Given below is an example of how KMP is skipping positions to get a better worst case complexity
  1. In below pic upper string is text and lower one is pattern and we search for pattern in text
    Screenshot-from-2018-11-14-19-36-05
  2. In first iteration we check occurence of pattern in text at position 0 and we found that only initial 6 characters of pattern will match.
    Screenshot-from-2018-11-14-19-33-34
  3. Now we will notice that border size of matched string is 4 (i.e "abab").

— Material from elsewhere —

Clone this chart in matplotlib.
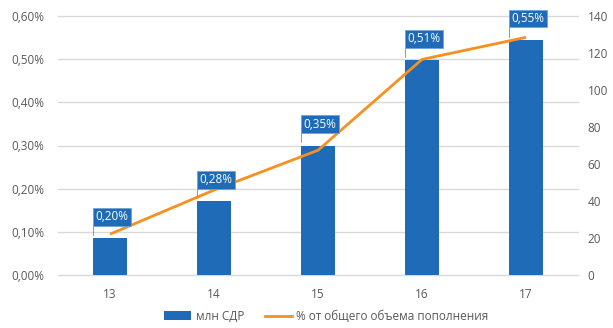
import matplotlib
matplotlib.use("Agg")
import matplotlib.pyplot as plt
import matplotlib.transforms as mtransforms
from matplotlib.patches import Polygon, Patch
from matplotlib.lines import Line2D
from matplotlib.ticker import FuncFormatter, MultipleLocator

plt.rcParams['font.family'] = ['Open Sans', 'DejaVu Sans']

categories = ['13', '14', '15', '16', '17']
sdr_mln = [20, 40, 70, 116, 127]                  # bars, right axis
share_pct = [0.095, 0.197, 0.289, 0.499, 0.550]   # line, left axis (%)
bar_labels = ['0,20%', '0,28%', '0,35%', '0,51%', '0,55%']
series_names = ['млн СДР', '% от общего объема пополнения']

bar_color = '#1F6BB7'
line_color = '#F7901E'
grid_color = '#D9D9D9'
text_color = '#595959'
fs = 8.5

fig = plt.figure(figsize=(6.13, 3.28), dpi=100)
W, H = 613, 328
ax = fig.add_axes([58 / W, (H - 275.3) / H, (578 - 58) / W, (275.3 - 15.7) / H])
ax2 = ax.twinx()

x = list(range(len(categories)))
bw = 0.32
ax.bar(x, sdr_mln, width=bw, color=bar_color, zorder=2)
ax.set_ylim(0, 140)
ax.set_xlim(-0.5, len(categories) - 0.5)
ax.yaxis.set_major_locator(MultipleLocator(20))
ax.yaxis.tick_right()
ax.set_xticks(x)
ax.set_xticklabels(categories)

ax2.plot(x, share_pct, color=line_color, lw=2.0, solid_capstyle='butt', zorder=3)
ax2.set_ylim(0, 0.6)
ax2.yaxis.set_major_locator(MultipleLocator(0.1))
ax2.yaxis.set_ticks_position('left')
ax2.yaxis.set_label_position('left')
ax2.yaxis.set_major_formatter(FuncFormatter(lambda v, p: f"{v:.2f}%".replace('.', ',')))

# gridlines at percent ticks, drawn behind bars
blend = mtransforms.blended_transform_factory(ax.transAxes, ax2.transData)
for v in [0.0, 0.1, 0.2, 0.3, 0.4, 0.5, 0.6]:
    ax.plot([0, 1], [v, v], transform=blend, color=grid_color, lw=1.0, zorder=1, clip_on=False)

for a in (ax, ax2):
    for s in a.spines.values():
        s.set_visible(False)
    a.tick_params(length=0, labelsize=fs, labelcolor=text_color)
ax.tick_params(axis='x', pad=9)
ax.tick_params(axis='y', pad=7)
ax2.tick_params(axis='y', pad=10)

# callout labels
bw_in, bh_in, bot_in, tip_in, ptr_in = 0.375, 0.175, 0.125, 0.03, 0.07
for i, (val, lab) in enumerate(zip(sdr_mln, bar_labels)):
    tr = fig.dpi_scale_trans + mtransforms.ScaledTranslation(i - bw / 2, val, ax.transData)
    verts = [(0, tip_in), (0, bot_in + bh_in), (bw_in, bot_in + bh_in), (bw_in, bot_in),
             (ptr_in, bot_in), (0, bot_in)]
    poly = Polygon(verts, closed=True, transform=tr, facecolor=bar_color,
                   edgecolor='#6FA3D8', lw=0.6, zorder=5, clip_on=False)
    ax2.add_artist(poly)
    ax2.text(bw_in / 2, bot_in + bh_in / 2, lab, transform=tr, ha='center', va='center',
             color='white', fontsize=fs, zorder=6, clip_on=False)

handles = [Patch(facecolor=bar_color, edgecolor='none'),
           Line2D([0], [0], color=line_color, lw=2.0)]
fig.legend(handles, series_names, loc='center', bbox_to_anchor=(326.5 / W, (H - 316.5) / H),
           ncol=2, frameon=False, fontsize=fs, labelcolor=text_color,
           handlelength=2.3, handleheight=0.8, handletextpad=0.35, columnspacing=1.8)

fig.savefig('out.png', dpi=100)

    Screenshot-from-2018-11-14-19-34-31
  4. Now, we will skip second position of text and in second iteration we just start searching of pattern from 3rd position of text.
    Screenshot-from-2018-11-14-19-36-28
  5. Now same process is done for rest of the positions.
    Screenshot-from-2018-11-14-19-36-40
  6. finding border for matched string.
    Screenshot-from-2018-11-14-19-37-12
  7. Skipping next position.
    Screenshot-from-2018-11-14-19-37-29
  8. Bingo! we found a match at 5th position.
    Screenshot-from-2018-11-14-19-37-54

Application

The KMP Algorithm is an efficient exact pattern searching algorithm and is used where fast pattern matching is required but there is a drawback. For differnt patterns and text KMP has to be applied multiple times. So, it is not feasible in case of multiple patterns or texts. In that case, more advanced data structures like: Trie, Suffix Trees or Suffix arrays are used.